PROBLEM DETAILS: All of the material should be reproduced exactly, with pictures left out.
============================================================
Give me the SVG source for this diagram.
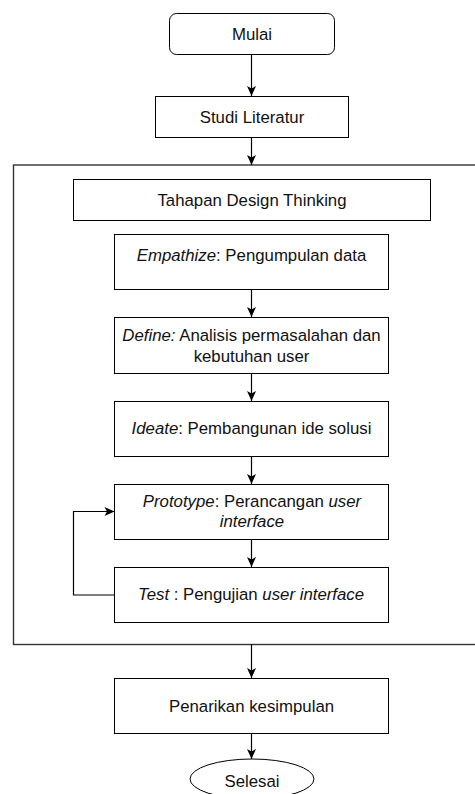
<svg xmlns="http://www.w3.org/2000/svg" width="475" height="794" viewBox="0 0 475 794">
  <style>
    .box { fill: #fff; stroke: #000; stroke-width: 1; }
    .frame { fill: none; stroke: #333; stroke-width: 1.4; }
    .t { font-family: "Liberation Sans", Arial, Helvetica, sans-serif; font-size: 16.8px; fill: #111; text-anchor: middle; }
    .i { font-style: italic; }
    .c { fill: none; stroke: #000; stroke-width: 1.2; }
  </style>
  <defs>
    <marker id="arr" markerUnits="userSpaceOnUse" markerWidth="12" markerHeight="12" viewBox="0 0 12 12" refX="11" refY="6" orient="auto">
      <path d="M1,1.5 L11,6 L1,10.5 L3.5,6 Z" fill="#000"/>
    </marker>
  </defs>
  <rect x="0" y="0" width="475" height="794" fill="#fff"/>

  <g id="container">
    <rect class="frame" x="13.5" y="165" width="480" height="479.5"/>
  </g>

  <g id="connectors">
    <path class="c" d="M251.5,54 V96" marker-end="url(#arr)"/>
    <path class="c" d="M251.5,137 V165" marker-end="url(#arr)"/>
    <path class="c" d="M251.5,289 V317" marker-end="url(#arr)"/>
    <path class="c" d="M251.5,373 V401" marker-end="url(#arr)"/>
    <path class="c" d="M251.5,456 V484" marker-end="url(#arr)"/>
    <path class="c" d="M251.5,539 V567" marker-end="url(#arr)"/>
    <path class="c" d="M114.5,595 H73.5 V511.5 H114.5" marker-end="url(#arr)"/>
    <path class="c" d="M251.5,644.5 V678" marker-end="url(#arr)"/>
    <path class="c" d="M251.5,733 V759" marker-end="url(#arr)"/>
  </g>

  <g id="mulai">
    <rect class="box" x="169.5" y="13.5" width="165" height="41" rx="7"/>
    <text class="t" x="252" y="39.5">Mulai</text>
  </g>

  <g id="studi">
    <rect class="box" x="155.5" y="96.5" width="193" height="41"/>
    <text class="t" x="252" y="122.5">Studi Literatur</text>
  </g>

  <g id="tahapan">
    <rect class="box" x="73.5" y="179.5" width="357" height="41"/>
    <text class="t" x="252" y="205.5">Tahapan Design Thinking</text>
  </g>

  <g id="empathize">
    <rect class="box" x="114.5" y="234.5" width="274" height="55"/>
    <text class="t" x="251.5" y="260.5"><tspan class="i">Empathize</tspan>: Pengumpulan data</text>
  </g>

  <g id="define">
    <rect class="box" x="114.5" y="317.5" width="274" height="56"/>
    <text class="t" x="251.5" y="341"><tspan class="i">Define:</tspan> Analisis permasalahan dan</text>
    <text class="t" x="251.5" y="361.5">kebutuhan user</text>
  </g>

  <g id="ideate">
    <rect class="box" x="114.5" y="401.5" width="274" height="55"/>
    <text class="t" x="251.5" y="433.5"><tspan class="i">Ideate</tspan>: Pembangunan ide solusi</text>
  </g>

  <g id="prototype">
    <rect class="box" x="114.5" y="484.5" width="274" height="55"/>
    <text class="t" x="252" y="506.5"><tspan class="i">Prototype</tspan>: Perancangan <tspan class="i">user</tspan></text>
    <text class="t i" x="252" y="527">interface</text>
  </g>

  <g id="test">
    <rect class="box" x="114.5" y="567.5" width="274" height="55"/>
    <text class="t" x="251" y="600"><tspan class="i">Test</tspan> : Pengujian <tspan class="i">user interface</tspan></text>
  </g>

  <g id="penarikan">
    <rect class="box" x="114.5" y="678.5" width="274" height="55"/>
    <text class="t" x="251.5" y="711.5">Penarikan kesimpulan</text>
  </g>

  <g id="selesai">
    <ellipse class="box" cx="252" cy="779" rx="62" ry="20"/>
    <text class="t" x="252" y="787">Selesai</text>
  </g>
</svg>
============================================================
RESPONSE TO THE TASK:
Give me the SVG source for this diagram.
<svg xmlns="http://www.w3.org/2000/svg" width="475" height="794" viewBox="0 0 475 794">
  <style>
    .box { fill: #fff; stroke: #000; stroke-width: 1; }
    .frame { fill: none; stroke: #333; stroke-width: 1.4; }
    .t { font-family: "Liberation Sans", Arial, Helvetica, sans-serif; font-size: 16.8px; fill: #111; text-anchor: middle; }
    .i { font-style: italic; }
    .c { fill: none; stroke: #000; stroke-width: 1.2; }
  </style>
  <defs>
    <marker id="arr" markerUnits="userSpaceOnUse" markerWidth="12" markerHeight="12" viewBox="0 0 12 12" refX="11" refY="6" orient="auto">
      <path d="M1,1.5 L11,6 L1,10.5 L3.5,6 Z" fill="#000"/>
    </marker>
  </defs>
  <rect x="0" y="0" width="475" height="794" fill="#fff"/>

  <g id="container">
    <rect class="frame" x="13.5" y="165" width="480" height="479.5"/>
  </g>

  <g id="connectors">
    <path class="c" d="M251.5,54 V96" marker-end="url(#arr)"/>
    <path class="c" d="M251.5,137 V165" marker-end="url(#arr)"/>
    <path class="c" d="M251.5,289 V317" marker-end="url(#arr)"/>
    <path class="c" d="M251.5,373 V401" marker-end="url(#arr)"/>
    <path class="c" d="M251.5,456 V484" marker-end="url(#arr)"/>
    <path class="c" d="M251.5,539 V567" marker-end="url(#arr)"/>
    <path class="c" d="M114.5,595 H73.5 V511.5 H114.5" marker-end="url(#arr)"/>
    <path class="c" d="M251.5,644.5 V678" marker-end="url(#arr)"/>
    <path class="c" d="M251.5,733 V759" marker-end="url(#arr)"/>
  </g>

  <g id="mulai">
    <rect class="box" x="169.5" y="13.5" width="165" height="41" rx="7"/>
    <text class="t" x="252" y="39.5">Mulai</text>
  </g>

  <g id="studi">
    <rect class="box" x="155.5" y="96.5" width="193" height="41"/>
    <text class="t" x="252" y="122.5">Studi Literatur</text>
  </g>

  <g id="tahapan">
    <rect class="box" x="73.5" y="179.5" width="357" height="41"/>
    <text class="t" x="252" y="205.5">Tahapan Design Thinking</text>
  </g>

  <g id="empathize">
    <rect class="box" x="114.5" y="234.5" width="274" height="55"/>
    <text class="t" x="251.5" y="260.5"><tspan class="i">Empathize</tspan>: Pengumpulan data</text>
  </g>

  <g id="define">
    <rect class="box" x="114.5" y="317.5" width="274" height="56"/>
    <text class="t" x="251.5" y="341"><tspan class="i">Define:</tspan> Analisis permasalahan dan</text>
    <text class="t" x="251.5" y="361.5">kebutuhan user</text>
  </g>

  <g id="ideate">
    <rect class="box" x="114.5" y="401.5" width="274" height="55"/>
    <text class="t" x="251.5" y="433.5"><tspan class="i">Ideate</tspan>: Pembangunan ide solusi</text>
  </g>

  <g id="prototype">
    <rect class="box" x="114.5" y="484.5" width="274" height="55"/>
    <text class="t" x="252" y="506.5"><tspan class="i">Prototype</tspan>: Perancangan <tspan class="i">user</tspan></text>
    <text class="t i" x="252" y="527">interface</text>
  </g>

  <g id="test">
    <rect class="box" x="114.5" y="567.5" width="274" height="55"/>
    <text class="t" x="251" y="600"><tspan class="i">Test</tspan> : Pengujian <tspan class="i">user interface</tspan></text>
  </g>

  <g id="penarikan">
    <rect class="box" x="114.5" y="678.5" width="274" height="55"/>
    <text class="t" x="251.5" y="711.5">Penarikan kesimpulan</text>
  </g>

  <g id="selesai">
    <ellipse class="box" cx="252" cy="779" rx="62" ry="20"/>
    <text class="t" x="252" y="787">Selesai</text>
  </g>
</svg>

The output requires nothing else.